On 24 March 2020, Justices Md Ashraful Kamal and Sardar Md Rashed Jahangir of the High Court Division suspended the one-year sentence for six months. The bench also ordered to the Officer-in-charge of the Kurigram Sadar police to accept Ariful Islam's case as a First Information of Report. The bench asked the government to explain why the sentence should not be declared illegal. The executive editor of Bangla Tribune, Harun ur Rashid, had filed the petition with the Bangladesh High Court challenging the sentence. Lawyers AM Aminuddin, and Ishrat Hassan represented the petitioner and the state was represented by Deputy Attorney General Pratikar Chakma.

Sultana Pervin faced departmental charges under the Government Servants (Discipline and Appeal) Rules, 2018. She submitted a written statement and attended a private hearing at the Ministry of Public Administration led by additional secretary Md Ali Kader. The report by Ali Kader found Sultana Pervin guilty. Her written and personnel statements were deemed unsatisfactory and found evidence of misconduct against her. The Ministry of Public Administration withdrew Senior Assistant Commissioner-Revenue of Kurigram District Nazim Uddin, Assistant Commissioner Rintu Biswas Chakma and Assistant Commissioner SM Rahatul Islam. Four of them were accused in a departmental case.

On 18 March 2021, the Ministry of Public Administration recommended punishments against the government officials involved. Sultana Pervin's salary increment was suspended for two years.

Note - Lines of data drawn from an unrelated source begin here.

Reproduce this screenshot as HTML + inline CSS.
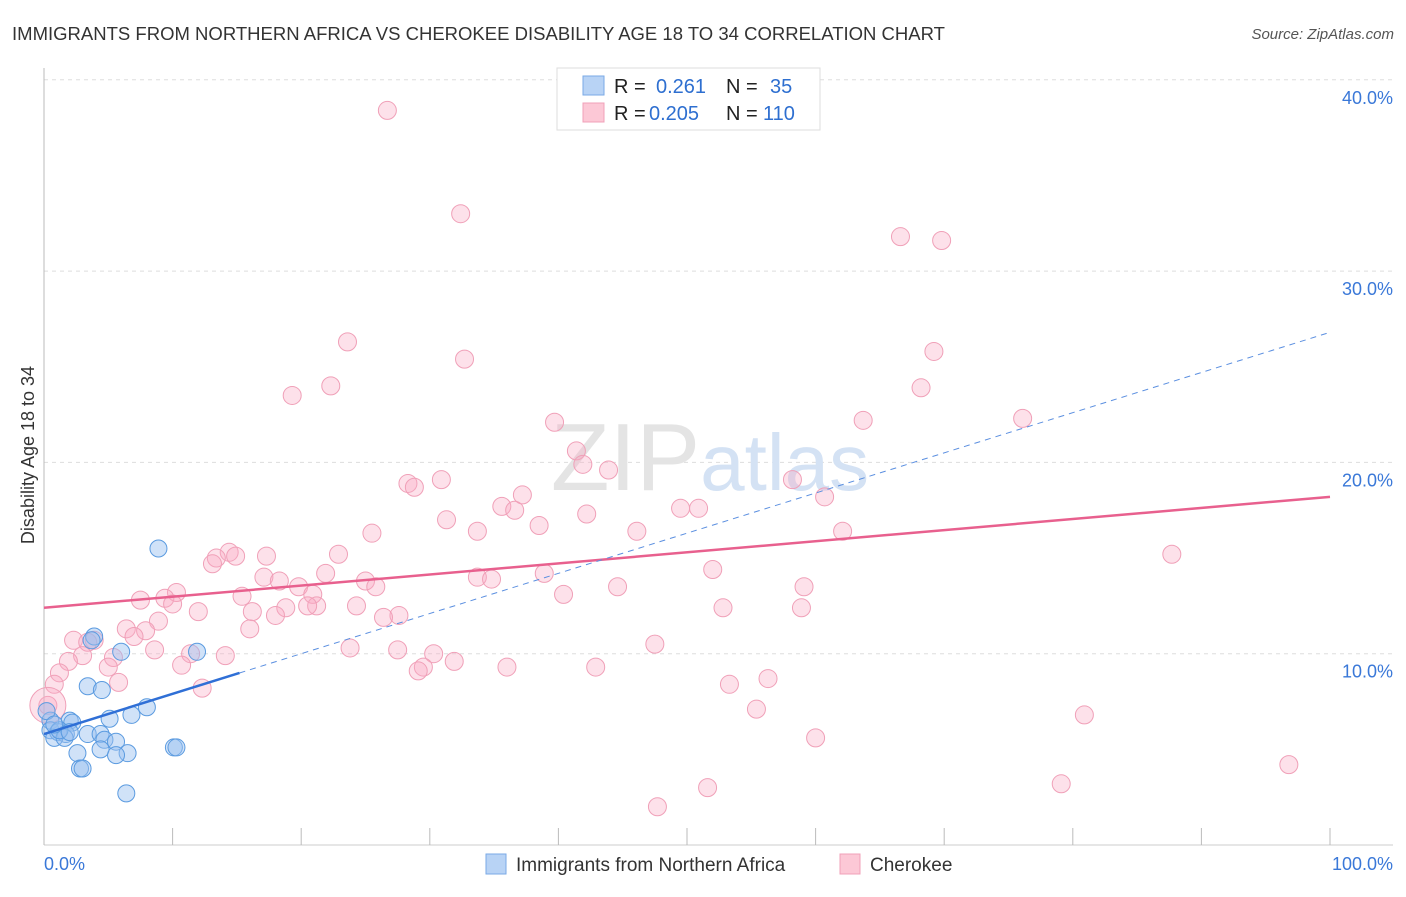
<!DOCTYPE html>
<html><head><meta charset="utf-8"><style>
body{margin:0;background:#fff;font-family:"Liberation Sans",sans-serif}
svg text{font-family:"Liberation Sans",sans-serif}
</style></head><body>
<svg width="1406" height="892" viewBox="0 0 1406 892">
<text x="12" y="40" font-size="18" fill="#333" textLength="933" lengthAdjust="spacingAndGlyphs">IMMIGRANTS FROM NORTHERN AFRICA VS CHEROKEE DISABILITY AGE 18 TO 34 CORRELATION CHART</text>
<text x="1394" y="39" font-size="15" fill="#555" font-style="italic" text-anchor="end">Source: ZipAtlas.com</text>
<g id="grid"></g>
<text x="710" y="490" font-size="96" fill="#e4e4e4" text-anchor="middle" font-family="Liberation Serif">ZIP<tspan fill="#d4e2f4" font-family="Liberation Sans" font-size="80">atlas</tspan></text>
<text transform="translate(34,455) rotate(-90)" font-size="18" fill="#333" text-anchor="middle">Disability Age 18 to 34</text>
<g id="pts"></g>
<g id="lines"></g>
<g>
<rect x="557" y="68" width="263" height="62" fill="#fff" stroke="#ddd"/>
<rect x="583" y="76" width="21" height="19" fill="#b8d3f5" stroke="#7aaae6"/>
<rect x="583" y="103" width="21" height="19" fill="#fcc8d6" stroke="#f0a0b8"/>
<text x="614" y="93" font-size="20" fill="#222">R = <tspan x="656" fill="#2e6fd0">0.261</tspan><tspan x="726" fill="#222">N = </tspan><tspan x="770" fill="#2e6fd0">35</tspan></text>
<text x="614" y="120" font-size="20" fill="#222">R = <tspan x="649" fill="#2e6fd0">0.205</tspan><tspan x="726" fill="#222">N = </tspan><tspan x="763" fill="#2e6fd0">110</tspan></text>
</g>
<g>
<rect x="486" y="854" width="20" height="20" fill="#b8d3f5" stroke="#7aaae6"/>
<text x="516" y="871" font-size="19" fill="#333">Immigrants from Northern Africa</text>
<rect x="840" y="854" width="20" height="20" fill="#fcc8d6" stroke="#f0a0b8"/>
<text x="870" y="871" font-size="19" fill="#333">Cherokee</text>
</g>
<text x="44" y="870" font-size="18" fill="#3a78d8">0.0%</text>
<text x="1393" y="870" font-size="18" fill="#3a78d8" text-anchor="end">100.0%</text>
</svg>
<script>
const yTicks=[10,20,30,40];
const xTicks=[0,10,20,30,40,50,60,70,80,90,100];
const blueX=[8.9,3.9,11.9,6.0,3.4,4.5,8.0,6.8,5.1,2.0,0.5,2.2,0.5,1.1,1.7,3.4,4.4,0.8,1.6,4.7,5.6,2.6,4.4,6.5,5.6,10.1,10.3,2.8,3.0,6.4,0.2,1.2,2.0,3.7,0.8];
const blueY=[15.5,10.9,10.1,10.1,8.3,8.1,7.2,6.8,6.6,6.5,6.5,6.4,6.0,5.9,5.8,5.8,5.8,5.6,5.6,5.5,5.4,4.8,5.0,4.8,4.7,5.1,5.1,4.0,4.0,2.7,7.0,6.0,5.9,10.7,6.3];
const pinkX=[26.7,32.4,66.6,69.8,23.6,32.7,69.2,22.3,19.3,68.2,63.7,76.1,39.7,41.4,41.9,58.2,43.9,30.9,28.3,28.8,37.2,35.6,36.6,31.3,42.2,49.5,50.9,60.7,38.5,33.7,25.5,46.1,62.1,87.7,14.4,13.4,14.9,17.3,22.9,13.1,52.0,17.1,21.9,38.9,33.7,34.8,25.0,18.3,25.8,19.8,44.6,59.1,20.9,10.3,9.4,15.4,7.5,40.4,18.8,21.2,20.5,10.0,12.0,24.3,16.2,52.8,58.9,27.6,26.4,18.0,8.9,6.4,16.0,7.9,2.3,7.0,3.9,3.4,8.6,23.8,27.5,11.4,14.1,47.5,3.0,1.9,5.4,30.3,5.0,10.7,31.9,36.0,42.9,29.5,29.1,1.2,5.8,56.3,53.3,0.8,12.3,55.4,80.9,60.0,51.6,79.1,47.7,96.8,0.3];
const pinkY=[38.4,33.0,31.8,31.6,26.3,25.4,25.8,24.0,23.5,23.9,22.2,22.3,22.1,20.6,19.9,19.1,19.6,19.1,18.9,18.7,18.3,17.7,17.5,17.0,17.3,17.6,17.6,18.2,16.7,16.4,16.3,16.4,16.4,15.2,15.3,15.0,15.1,15.1,15.2,14.7,14.4,14.0,14.2,14.2,14.0,13.9,13.8,13.8,13.5,13.5,13.5,13.5,13.1,13.2,12.9,13.0,12.8,13.1,12.4,12.5,12.5,12.6,12.2,12.5,12.2,12.4,12.4,12.0,11.9,12.0,11.7,11.3,11.3,11.2,10.7,10.9,10.7,10.6,10.2,10.3,10.2,10.0,9.9,10.5,9.9,9.6,9.8,10.0,9.3,9.4,9.6,9.3,9.3,9.3,9.1,9.0,8.5,8.7,8.4,8.4,8.2,7.1,6.8,5.6,3.0,3.2,2.0,4.2,7.3];
const blueTrend=[5.8,0.21];
const pinkTrend=[12.4,0.058];
const NS="http://www.w3.org/2000/svg";
const X=v=>44+v*12.86, Y=v=>845-v*19.13;
function mk(t,a,p){const e=document.createElementNS(NS,t);for(const k in a)e.setAttribute(k,a[k]);p.appendChild(e);return e;}
const grid=document.getElementById('grid');
yTicks.forEach(t=>{
 const l=mk('line',{x1:44,x2:1393,y1:Y(t),y2:Y(t),stroke:'#ddd','stroke-dasharray':'4,4'},grid);
 
 
 const tx=mk('text',{x:1393,y:Y(t)+24,'font-size':18,fill:'#3a78d8','text-anchor':'end'},grid);
 tx.textContent=t.toFixed(1)+'%';
 
 
});
const ax=mk('line',{x1:44,x2:44,y1:68,y2:845,stroke:'#bbb'},grid);


const bx=mk('line',{x1:44,x2:1393,y1:845,y2:845,stroke:'#ccc'},grid);


xTicks.forEach(t=>{
 const l=mk('line',{x1:X(t),x2:X(t),y1:828,y2:845,stroke:'#bbb'},grid);
 
 
});
const pts=document.getElementById('pts');
pinkX.forEach((x,i)=>{
 const c=mk('circle',{cx:X(x),cy:Y(pinkY[i]),r:9,fill:'rgba(248,170,195,0.35)',stroke:'#f0a0b8','stroke-width':1},pts);
 
 
});
const big=mk('circle',{cx:X(0.3),cy:Y(7.3),r:18,fill:'rgba(248,170,195,0.35)',stroke:'#f0a0b8'},pts);


blueX.forEach((x,i)=>{
 const c=mk('circle',{cx:X(x),cy:Y(blueY[i]),r:8.5,fill:'rgba(150,190,240,0.45)',stroke:'#5b9be0','stroke-width':1},pts);
 
 
});
const ln=document.getElementById('lines');
let l1=mk('line',{x1:X(0),y1:Y(pinkTrend[0]),x2:X(100),y2:Y(pinkTrend[0]+100*pinkTrend[1]),stroke:'#e8608e','stroke-width':2.5},ln);


let l2=mk('line',{x1:X(0),y1:Y(blueTrend[0]),x2:X(15.2),y2:Y(blueTrend[0]+15.2*blueTrend[1]),stroke:'#2f6fd6','stroke-width':2.5},ln);


let l3=mk('line',{x1:X(15.2),y1:Y(blueTrend[0]+15.2*blueTrend[1]),x2:X(100),y2:Y(blueTrend[0]+100*blueTrend[1]),stroke:'#5b8fe0','stroke-width':1,'stroke-dasharray':'6,5'},ln);


</script>
</body></html>
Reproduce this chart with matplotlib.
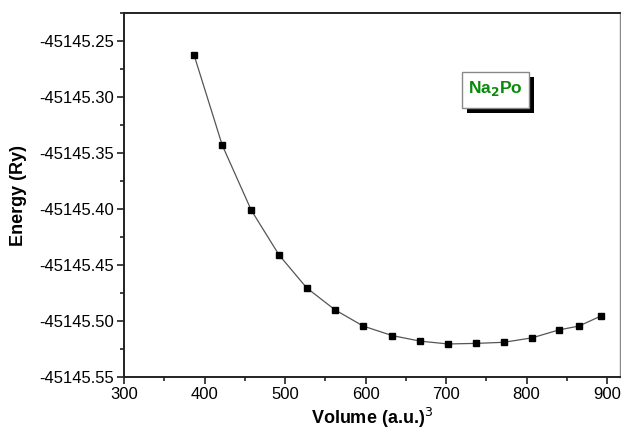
import matplotlib
matplotlib.use('Agg')
import matplotlib.pyplot as plt
import matplotlib.patches as patches
from matplotlib.ticker import MultipleLocator, FormatStrFormatter

plt.rcParams['font.family'] = ['Liberation Sans', 'DejaVu Sans']

# data
volume = [387, 422, 458, 492.5, 527, 562, 597, 633, 668, 702.5, 737, 772, 807, 840, 865, 892.5]
energy = [-45145.2625, -45145.343, -45145.401, -45145.441, -45145.4705, -45145.490,
          -45145.5045, -45145.513, -45145.518, -45145.5205, -45145.520, -45145.519,
          -45145.515, -45145.508, -45145.5045, -45145.4955]
x_ticks = [300, 400, 500, 600, 700, 800, 900]
y_ticks = [-45145.55, -45145.50, -45145.45, -45145.40, -45145.35, -45145.30, -45145.25]

fig = plt.figure(figsize=(6.21, 4.32), dpi=100)
ax = fig.add_axes([124 / 621, 1 - 377 / 432, 496 / 621, 364 / 432])

ax.plot(volume, energy, color='#555555', linewidth=0.9, zorder=2)
ax.plot(volume, energy, linestyle='none', marker='s', markersize=4,
        color='black', zorder=3)

ax.set_xlim(300, 916)
ax.set_ylim(-45145.55, -45145.225)
ax.set_xticks(x_ticks)
ax.set_yticks(y_ticks)
ax.xaxis.set_minor_locator(MultipleLocator(50))
ax.yaxis.set_minor_locator(MultipleLocator(0.025))
ax.yaxis.set_major_formatter(FormatStrFormatter('%.2f'))

ax.tick_params(which='both', direction='out', top=False, right=False,
               labelsize=12, width=1.2, color='#222222', pad=2)
ax.tick_params(which='major', length=5)
ax.tick_params(which='minor', length=3)

for side in ['left', 'bottom', 'top']:
    ax.spines[side].set_linewidth(1.4)
    ax.spines[side].set_color('#222222')
ax.spines['right'].set_linewidth(1.0)
ax.spines['right'].set_color('#888888')

ax.set_xlabel('Volume (a.u.)$^3$', fontsize=13, fontweight='bold', labelpad=3)
ax.set_ylabel('Energy (Ry)', fontsize=13, fontweight='bold', labelpad=9)

# label box with drop shadow (figure pixel coords)
def fig_box(x0, y0, x1, y1, **kw):
    r = patches.Rectangle((x0 / 621, 1 - y1 / 432), (x1 - x0) / 621, (y1 - y0) / 432,
                          transform=fig.transFigure, **kw)
    fig.add_artist(r)

fig_box(467, 77, 534, 113, facecolor='black', edgecolor='none', zorder=5)
fig_box(462, 72, 529, 108, facecolor='white', edgecolor='#888888', linewidth=1.0, zorder=6)
fig.text(495.5 / 621, 1 - 89 / 432, 'Na$_\\mathbf{2}$Po', fontsize=12.5, fontweight='bold',
         color='#0a8a0a', ha='center', va='center', zorder=7)

fig.savefig('out.png', dpi=100)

President Mohammad Abdul Hamid suspended the punishment, no salary increment for two years, given to Deputy Commissioner Sultana Pervin and relieved of any liabilities related to the incident. Deputy Commissioner Sultana Pervin, deputy secretary of the Bangladesh Civil Service, was made an officer of special duty, viewed as punishment posting in the Bangladesh Civil Service. On 23 November 2021, the Ministry of Public Administration announced the decision of the President through a notification signed by KM Ali Azam. Ariful Islam expressed disappointment at the Presidents decision.